In your copy, leave out the pictures; write out all the data exactly.
··· DATASET EXCERPT ···
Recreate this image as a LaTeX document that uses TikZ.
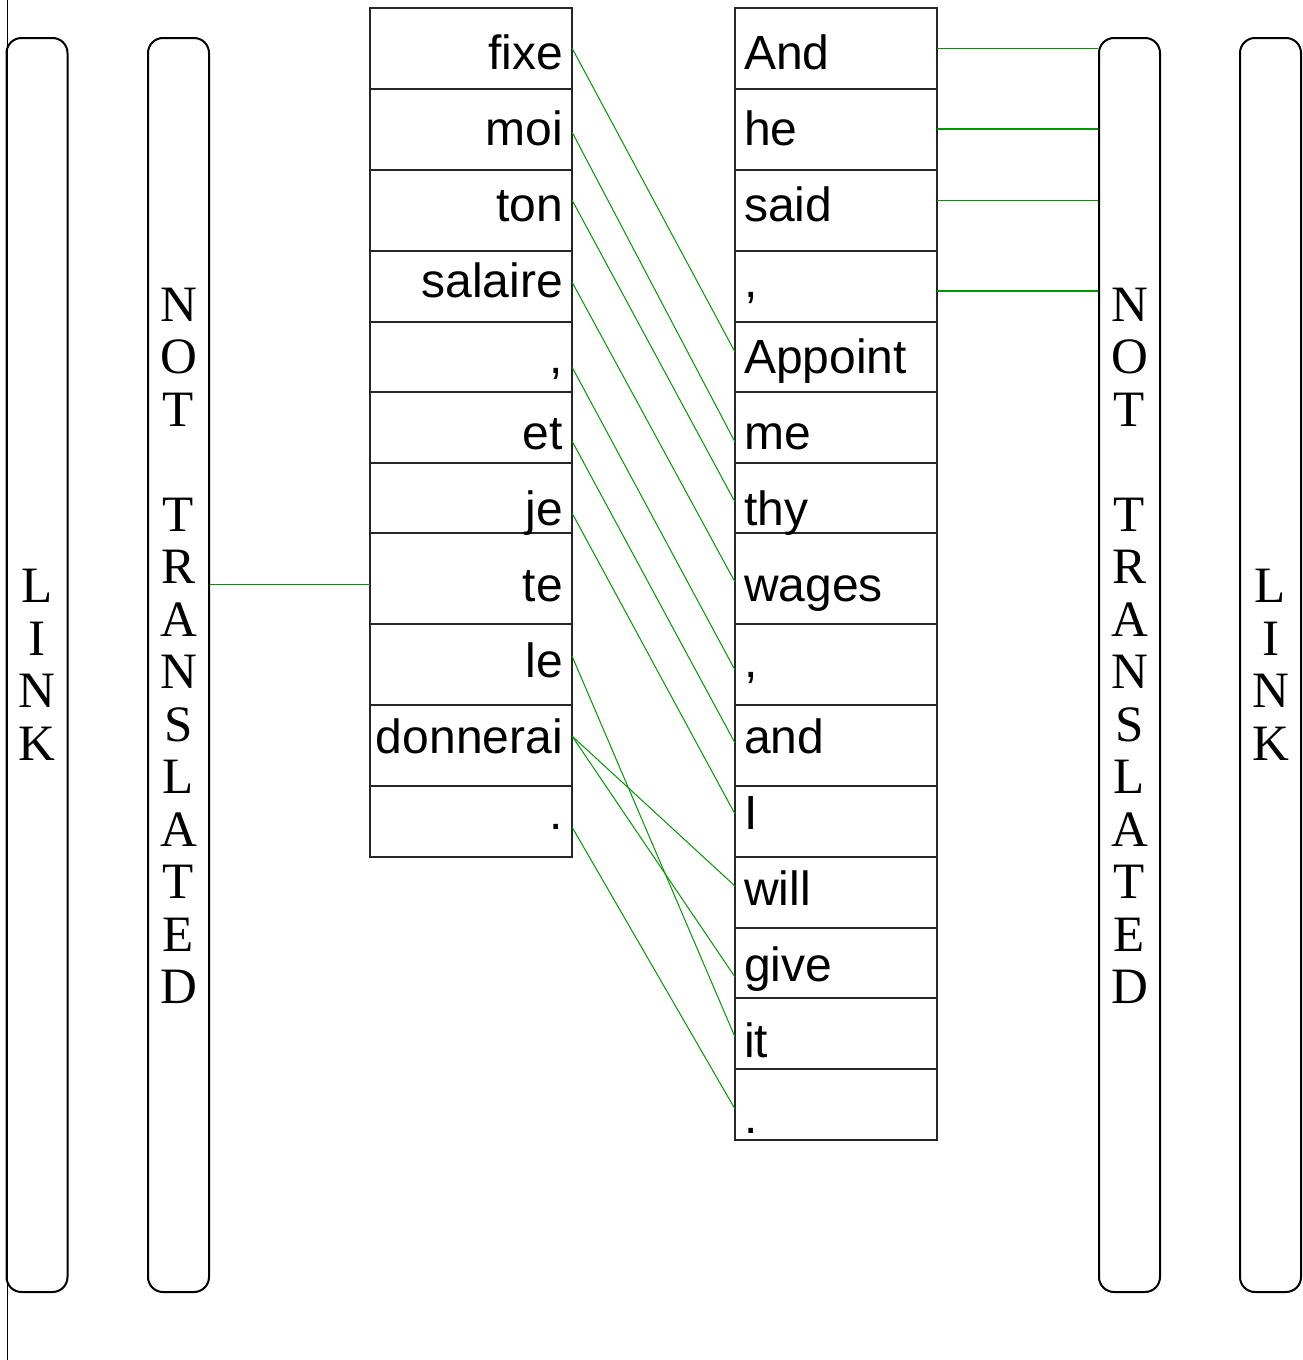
\documentclass[tikz,border=0pt]{standalone}
\usepackage{fontspec}
\setmainfont{Liberation Serif}
\setsansfont{Liberation Sans}
\definecolor{linkgreen}{RGB}{0,150,0}
\begin{document}
\begin{tikzpicture}[x=1pt,y=-1pt]
  \tikzset{
    cell/.style={draw=black!85,line width=1.2pt},
    word/.style={inner sep=0pt,font=\sffamily\fontsize{48}{58}\selectfont},
    band/.style={draw,line width=2pt,rounded corners=15pt,minimum width=61pt,minimum height=1254pt,inner sep=0pt},
    vtext/.style={inner sep=0pt,align=center,font=\fontsize{51}{52.5}\selectfont},
    link/.style={linkgreen,line width=1pt},
    skip/.style={link,line width=1.5pt},}
  \useasboundingbox (0,0) rectangle (1303,1360);
  \draw (7,0) -- (7,1360);
  % side bands
  \node[band] (linkL) at (37,665) {};
  \node[band] (ntL) at (178.5,665) {};
  \node[band] (ntR) at (1129.5,665) {};
  \node[band] (linkR) at (1270.5,665) {};
  \node[vtext] at (linkL) {L\\I\\N\\K};
  \node[vtext] at (linkR) {L\\I\\N\\K};
  \node[vtext] at (178.5,646) {N\\O\\T\\[52.5pt]T\\R\\A\\N\\S\\L\\A\\T\\E\\D};
  \node[vtext] at (1129.5,646) {N\\O\\T\\[52.5pt]T\\R\\A\\N\\S\\L\\A\\T\\E\\D};
  % French column
  \foreach \a/\b in {8/89,89/170,170/251,251/322,322/392,392/463,463/533,533/624,624/705,705/786,786/857}
    \draw[cell] (370,\a) rectangle (572,\b);
  \foreach \w [count=\i from 0] in {fixe,moi,ton,salaire,{,},et,je,te,le,donnerai,.}
    \node[word,anchor=base east] (fr\i) at (563,69+76*\i) {\w};
  % English column
  \foreach \a/\b in {8/89,89/170,170/251,251/322,322/392,392/463,463/533,533/624,624/705,705/786,786/857,857/928,928/998,998/1069,1069/1140}
    \draw[cell] (735,\a) rectangle (937,\b);
  \foreach \w [count=\i from 0] in {And,he,said,{,},Appoint,me,thy,wages,{,},and,I,will,give,it,.}
    \node[word,anchor=base west] (en\i) at (744,69+76*\i) {\w};
  % link ends
  \foreach \y [count=\i from 0] in {48,132,200,282,367,441,513,584.5,656,736,827}
    \coordinate (frR\i) at (572,\y);
  \coordinate (frL7) at (370,584.5);
  \foreach \i/\y in {0/48.5,1/129,2/200.5,3/291}
    \coordinate (enR\i) at (937,\y);
  \foreach \i/\y in {4/352,5/442,6/502,7/582,8/670,9/743,10/814,11/886,12/977,13/1037,14/1109}
    \coordinate (enL\i) at (735,\y);
  % alignment links
  \foreach \s/\t in {0/4,1/5,2/6,3/7,4/8,5/9,6/10,8/13,9/11,9/12,10/14}
    \draw[link] (frR\s) -- (enL\t);
  \draw[skip] (frL7) -- (ntL.east |- frL7);
  \foreach \i in {0,...,3}
    \draw[skip] (enR\i) -- (ntR.west |- enR\i);
\end{tikzpicture}
\end{document}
···
* TASK RESPONSE:
Recreate this image as a LaTeX document that uses TikZ.
\documentclass[tikz,border=0pt]{standalone}
\usepackage{fontspec}
\setmainfont{Liberation Serif}
\setsansfont{Liberation Sans}
\definecolor{linkgreen}{RGB}{0,150,0}
\begin{document}
\begin{tikzpicture}[x=1pt,y=-1pt]
  \tikzset{
    cell/.style={draw=black!85,line width=1.2pt},
    word/.style={inner sep=0pt,font=\sffamily\fontsize{48}{58}\selectfont},
    band/.style={draw,line width=2pt,rounded corners=15pt,minimum width=61pt,minimum height=1254pt,inner sep=0pt},
    vtext/.style={inner sep=0pt,align=center,font=\fontsize{51}{52.5}\selectfont},
    link/.style={linkgreen,line width=1pt},
    skip/.style={link,line width=1.5pt},}
  \useasboundingbox (0,0) rectangle (1303,1360);
  \draw (7,0) -- (7,1360);
  % side bands
  \node[band] (linkL) at (37,665) {};
  \node[band] (ntL) at (178.5,665) {};
  \node[band] (ntR) at (1129.5,665) {};
  \node[band] (linkR) at (1270.5,665) {};
  \node[vtext] at (linkL) {L\\I\\N\\K};
  \node[vtext] at (linkR) {L\\I\\N\\K};
  \node[vtext] at (178.5,646) {N\\O\\T\\[52.5pt]T\\R\\A\\N\\S\\L\\A\\T\\E\\D};
  \node[vtext] at (1129.5,646) {N\\O\\T\\[52.5pt]T\\R\\A\\N\\S\\L\\A\\T\\E\\D};
  % French column
  \foreach \a/\b in {8/89,89/170,170/251,251/322,322/392,392/463,463/533,533/624,624/705,705/786,786/857}
    \draw[cell] (370,\a) rectangle (572,\b);
  \foreach \w [count=\i from 0] in {fixe,moi,ton,salaire,{,},et,je,te,le,donnerai,.}
    \node[word,anchor=base east] (fr\i) at (563,69+76*\i) {\w};
  % English column
  \foreach \a/\b in {8/89,89/170,170/251,251/322,322/392,392/463,463/533,533/624,624/705,705/786,786/857,857/928,928/998,998/1069,1069/1140}
    \draw[cell] (735,\a) rectangle (937,\b);
  \foreach \w [count=\i from 0] in {And,he,said,{,},Appoint,me,thy,wages,{,},and,I,will,give,it,.}
    \node[word,anchor=base west] (en\i) at (744,69+76*\i) {\w};
  % link ends
  \foreach \y [count=\i from 0] in {48,132,200,282,367,441,513,584.5,656,736,827}
    \coordinate (frR\i) at (572,\y);
  \coordinate (frL7) at (370,584.5);
  \foreach \i/\y in {0/48.5,1/129,2/200.5,3/291}
    \coordinate (enR\i) at (937,\y);
  \foreach \i/\y in {4/352,5/442,6/502,7/582,8/670,9/743,10/814,11/886,12/977,13/1037,14/1109}
    \coordinate (enL\i) at (735,\y);
  % alignment links
  \foreach \s/\t in {0/4,1/5,2/6,3/7,4/8,5/9,6/10,8/13,9/11,9/12,10/14}
    \draw[link] (frR\s) -- (enL\t);
  \draw[skip] (frL7) -- (ntL.east |- frL7);
  \foreach \i in {0,...,3}
    \draw[skip] (enR\i) -- (ntR.west |- enR\i);
\end{tikzpicture}
\end{document}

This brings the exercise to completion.